Pessoa, Le Gardeur de troupeau, trad. Guibert, Gallimard, 1960


"Plutôt le vol de l’oiseau qui passe sans laisser de trace, 

que le passage de l’animal, dont l’empreinte reste sur le sol. 

L’oiseau passe et oublie, et c’est ainsi qu’il doit en être. 

L’animal, là où il a cessé d’être et qui, partant, ne sert à rien, 

montre qu’il y fut naguère, ce qui ne sert à rien non plus.


Le souvenir est une trahison envers la Nature,

parce que la Nature d’hier n’est pas la Nature.

Ce qui fut n’est rien, et se souvenir c’est ne pas voir.


Passe, oiseau, passe, et apprends-moi à passer !"


dimanche 21 juillet 2024

Musil (justifications)

Musil, L'Homme sans qualités t. 1 § 72 trad. Jaccottet : 

"Toutes les idéologies de profession sont évidemment nobles ; les chasseurs, par exemple, bien loin de s’intituler bouchers des forêts, se proclament très haut amis officiels des animaux et de la nature, de même que les commerçants défendent le principe du profit honorable et que les voleurs, à leur tour, adoptent le dieu des commerçants, à savoir le distingué promoteur de la concorde universelle, l’international Mercure.
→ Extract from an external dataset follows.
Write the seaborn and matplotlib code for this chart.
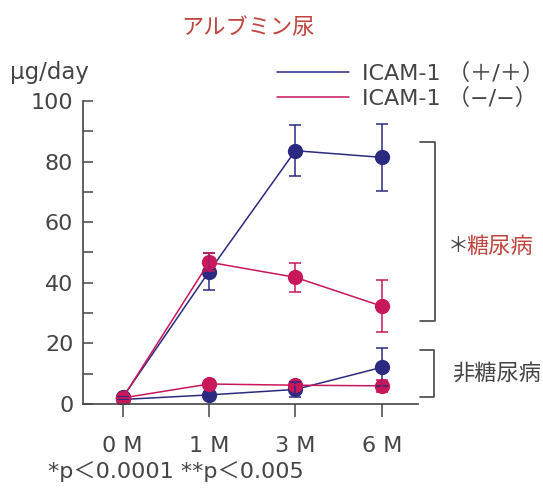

Il ne faut donc pas faire trop de cas de la forme que prend une activité quelconque dans la conscience de ceux qui l’exercent."


Alle Berufsideologien sind edel, und die Jäger zum Beispiel sind weit davon entfernt, sich die Fleischer des Waldes zu nennen, nennen sich vielmehr den weidgerechten Freund der Tiere und der Natur, ebenso wie die Kaufleute den Grundsatz des ehrbaren Nutzens hegen und die Diebe den Gott der Kaufleute, nämlich den vornehmen und völkerbindend internationalen Merkur, auch den ihren nennen. Auf die Darstellung einer Tätigkeit im Bewußtsein derer, die sie ausüben, ist also nicht allzuviel zu geben.